Maybe we would say, I’m sorry, and you were right and I miss you. We would say, I should have told you how wonderful you are, how wonderful you made me feel.

Or we would say, I don’t care about any of that anymore.

We would say, If only.

Of all the things we could say, “we didn’t know” isn’t one of them. A movie in the early 80s, The Day After, depicted what a modern nuclear war might look like. It drew a hundred million viewers and was screened by President Reagan and his cabinet which seemed silly to me – why would a TV show have any more impact than the historical reality of Hiroshima and Nagasaki?

What struck me most about The Day After, what really stuck with me were not the scenes of annihilation – an instant death seems preferable to living with massive radiation exposure and third degree burns amid a destroyed landscape with no medical help – but the scenes leading up to the detonations, when we catch snippets of military chatter including one guy repeating into a telephone “300 ICBMs inbound verified”. I read a speculation by a retired State Department official that when World War III comes it won’t be a nuke or two dropped by a big power and thus ending the war, but eight or nine countries throwing them, levelling the playing field by destroying it altogether. From one minute to the next, two thousand years of civilization lost.

If a nuclear weapon was on its way to the United States we’d have 15 to 20 minutes to respond. I looked it up, that’s the estimate by a radiation safety specialist at Lawrence Livermore National Laboratory. Fifteen minutes to find a place to shelter for 48 hours as we wait for the radiation fallout to decay and clear…that is, if you’re lucky enough to not have a collapsed building on top of you. And then there’s all the days after, survivors in a doomed struggle to eke out an existence on a poisoned planet.

Many miles from this invasion I sit in my dining room, listening to music on a smart home device, the dog sleeping at my feet. On the table, a vase of yellow tulips. A book about bees. Stickers from a conference in Denver. If I tilt my head to the left I get a sightline through our living room window all the way to the Golden Gate bridge, in the bright clear sunshine glowing crisp orange against a blue sky.

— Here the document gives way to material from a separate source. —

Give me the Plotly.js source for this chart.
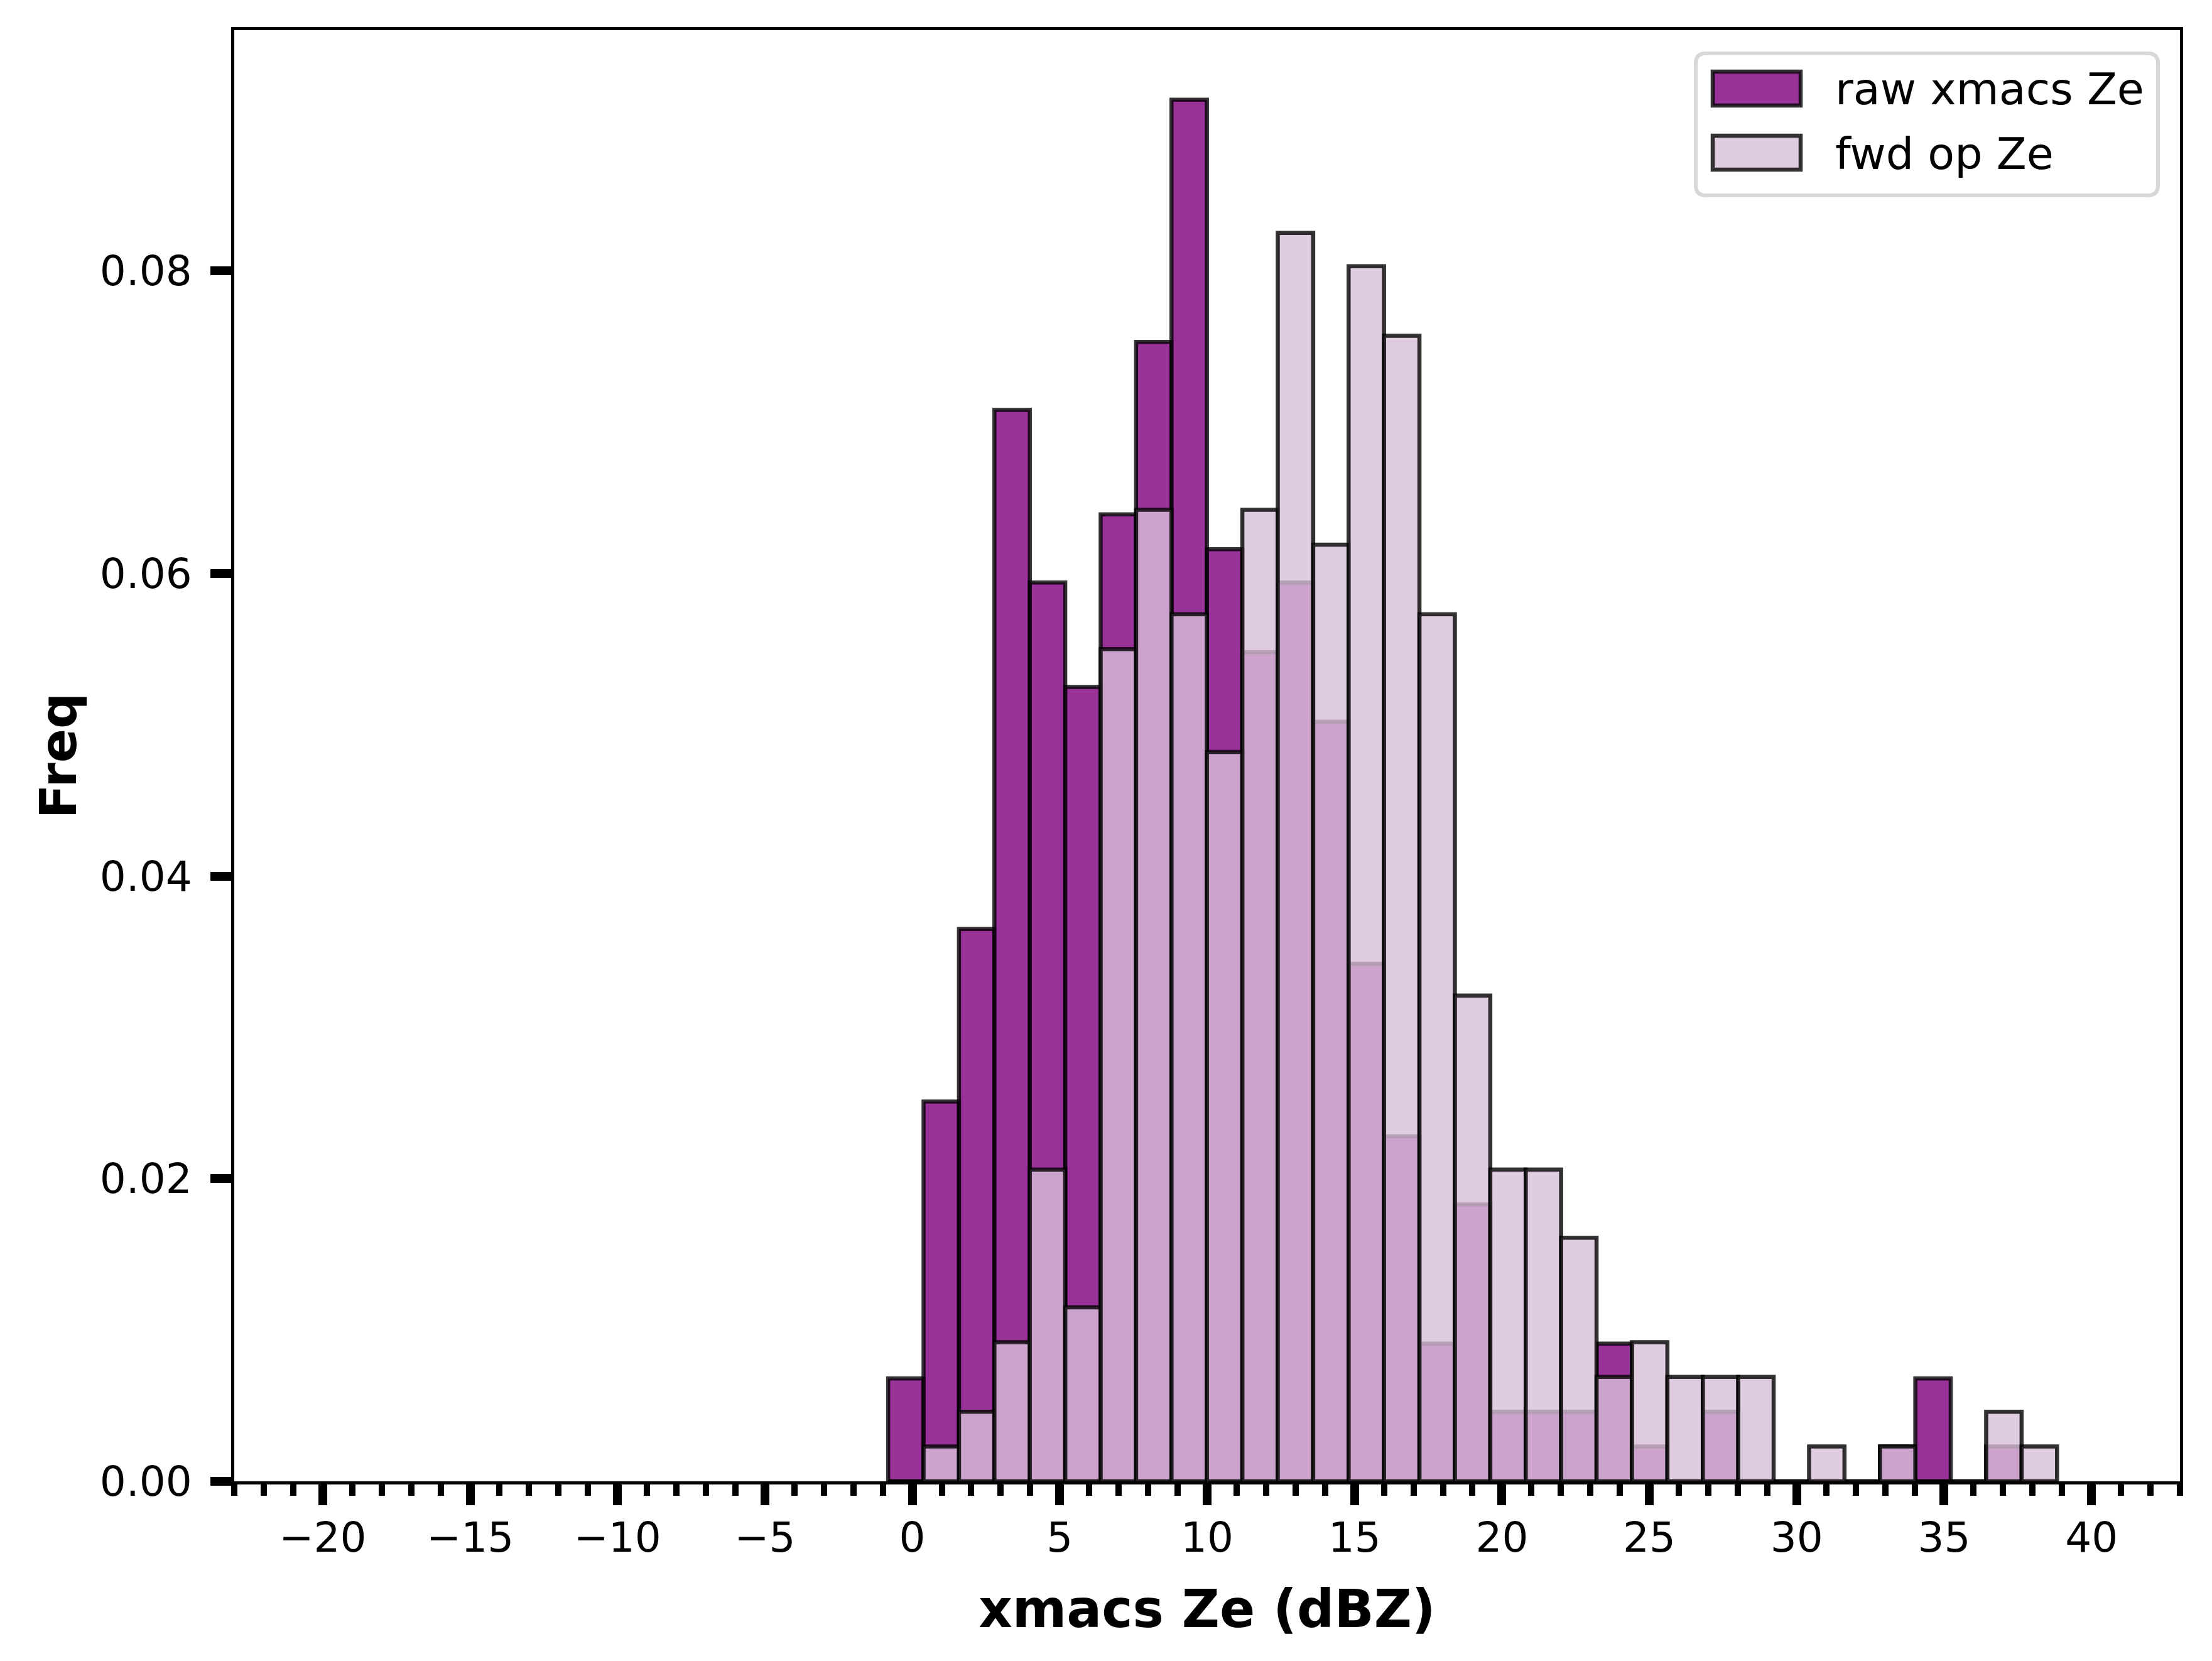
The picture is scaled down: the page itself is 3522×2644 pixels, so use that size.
<!DOCTYPE html>
<html>
<head>
<meta charset="utf-8">
<script src="https://cdn.plot.ly/plotly-3.0.1.min.js"></script>
<style>html,body{margin:0;padding:0;background:#fff;}#chart{width:3522px;height:2644px;}</style>
</head>
<body>
<div id="chart"></div>
<script>
// ---- data ----
const binStart = -0.82;          // left edge of first histogram bin (dBZ)
const binWidth = 1.2015;         // histogram bin width (dBZ)
const rawFreq = [0.0068, 0.0251, 0.0365, 0.0708, 0.0594, 0.0525, 0.0639, 0.0753, 0.0913, 0.0616,
                 0.0548, 0.0594, 0.0502, 0.0342, 0.0228, 0.0091, 0.0183, 0.0046, 0.0046, 0.0046,
                 0.0091, 0.0023, 0, 0.0046, 0, 0, 0, 0, 0.0023, 0.0068, 0, 0.0023, 0];
const fwdFreq = [0, 0.0023, 0.0046, 0.0092, 0.0206, 0.0115, 0.0550, 0.0642, 0.0573, 0.0482,
                 0.0642, 0.0825, 0.0619, 0.0803, 0.0757, 0.0573, 0.0321, 0.0206, 0.0206, 0.0161,
                 0.0069, 0.0092, 0.0069, 0.0069, 0.0069, 0, 0.0023, 0, 0.0023, 0, 0, 0.0046, 0.0023];
const seriesNames = ['raw xmacs Ze', 'fwd op Ze'];
const xTickVals = [-20, -15, -10, -5, 0, 5, 10, 15, 20, 25, 30, 35, 40];
const xTickText = ['\u221220', '\u221215', '\u221210', '\u22125', '0', '5', '10', '15', '20', '25', '30', '35', '40'];
const yTickVals = [0, 0.02, 0.04, 0.06, 0.08];
const yTickText = ['0.00', '0.02', '0.04', '0.06', '0.08'];
const xTitle = 'xmacs Ze (dBZ)';
const yTitle = 'Freq';

// ---- styling ----
const rawColor = 'rgba(128,0,128,0.8)';
const fwdColor = 'rgba(216,191,216,0.8)';
const edgeColor = 'rgba(0,0,0,0.8)';
const FONT = 'DejaVu Sans, sans-serif';
const EDGE_W = 6.5;

const centers = rawFreq.map((_, i) => binStart + (i + 0.5) * binWidth);

const traces = [
  {type: 'bar', name: seriesNames[0], x: centers, y: rawFreq, width: binWidth,
   marker: {color: rawColor, line: {color: edgeColor, width: EDGE_W}}, showlegend: false, hoverinfo: 'x+y'},
  {type: 'bar', name: seriesNames[1], x: centers, y: fwdFreq, width: binWidth,
   marker: {color: fwdColor, line: {color: edgeColor, width: EDGE_W}}, showlegend: false, hoverinfo: 'x+y'}
];

// plot area in page pixels
const PL = 373, PR = 3471, PT = 48, PB = 2358;
const fx = px => (px - PL) / (PR - PL);
const fy = py => (PB - py) / (PB - PT);

function roundRect(x0, y0, x1, y1, r) {
  const X = fx, Y = fy;
  return 'M' + X(x0 + r) + ',' + Y(y0) +
    ' L' + X(x1 - r) + ',' + Y(y0) +
    ' Q' + X(x1) + ',' + Y(y0) + ' ' + X(x1) + ',' + Y(y0 + r) +
    ' L' + X(x1) + ',' + Y(y1 - r) +
    ' Q' + X(x1) + ',' + Y(y1) + ' ' + X(x1 - r) + ',' + Y(y1) +
    ' L' + X(x0 + r) + ',' + Y(y1) +
    ' Q' + X(x0) + ',' + Y(y1) + ' ' + X(x0) + ',' + Y(y1 - r) +
    ' L' + X(x0) + ',' + Y(y0 + r) +
    ' Q' + X(x0) + ',' + Y(y0) + ' ' + X(x0 + r) + ',' + Y(y0) + ' Z';
}

const legendItems = [
  {color: rawColor, y0: 114, y1: 168, ty: 142},
  {color: fwdColor, y0: 216, y1: 270, ty: 245}
];

const shapes = [
  {type: 'path', xref: 'paper', yref: 'paper', layer: 'above',
   path: roundRect(2700, 85, 3436, 311, 16),
   fillcolor: 'rgba(255,255,255,0.8)', line: {color: '#d8d8d8', width: 6}}
];
legendItems.forEach(it => shapes.push({
  type: 'rect', xref: 'paper', yref: 'paper', layer: 'above',
  x0: fx(2727), x1: fx(2867), y0: fy(it.y1), y1: fy(it.y0),
  fillcolor: it.color, line: {color: edgeColor, width: EDGE_W}
}));
const annotations = legendItems.map((it, i) => ({
  xref: 'paper', yref: 'paper', x: fx(2920), y: fy(it.ty), xanchor: 'left', yanchor: 'middle',
  text: seriesNames[i], showarrow: false, font: {family: FONT, size: 70, color: '#000'}
}));

const layout = {
  width: 3522, height: 2644,
  margin: {l: PL, r: 3522 - PR, t: PT, b: 2644 - PB, pad: 0},
  paper_bgcolor: '#fff', plot_bgcolor: '#fff',
  barmode: 'overlay', bargap: 0,
  font: {family: FONT, color: '#000'},
  showlegend: false,
  xaxis: {
    range: [-23, 43], tickmode: 'array', tickvals: xTickVals, ticktext: xTickText,
    ticks: 'outside', ticklen: 33, tickwidth: 14, tickcolor: '#000',
    minor: {tickmode: 'linear', tick0: 0, dtick: 1, ticks: 'outside', ticklen: 18, tickwidth: 10, tickcolor: '#000', showgrid: false},
    showline: true, linecolor: '#000', linewidth: 5, mirror: true,
    showgrid: false, zeroline: false, automargin: false,
    tickfont: {family: FONT, size: 66, color: '#000'}, ticklabelstandoff: -5,
    title: {text: xTitle, font: {family: FONT, size: 83, weight: 'bold', color: '#000'}, standoff: 48}
  },
  yaxis: {
    range: [0, 0.0959], tickmode: 'array', tickvals: yTickVals, ticktext: yTickText,
    ticks: 'outside', ticklen: 33, tickwidth: 14, tickcolor: '#000',
    showline: true, linecolor: '#000', linewidth: 5, mirror: true,
    showgrid: false, zeroline: false, automargin: false,
    tickfont: {family: FONT, size: 66, color: '#000'}, ticklabelstandoff: 16,
    title: {text: yTitle, font: {family: FONT, size: 80, weight: 'bold', color: '#000'}, standoff: 12}
  },
  shapes: shapes,
  annotations: annotations
};

Plotly.newPlot('chart', traces, layout, {staticPlot: true, displayModeBar: false});
</script>
</body>
</html>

Like the woman in Kyev, it’s hard to know how to act. Should we – all of us, I mean – take to the streets in a last ditch effort to save ourselves? Should we turn quietly to each other and say “Thank you for sharing your life with me”? Should we call each other and talk of all we will miss out on and when we couldn’t say anymore we could listen to each other breathe, we would not break the connection.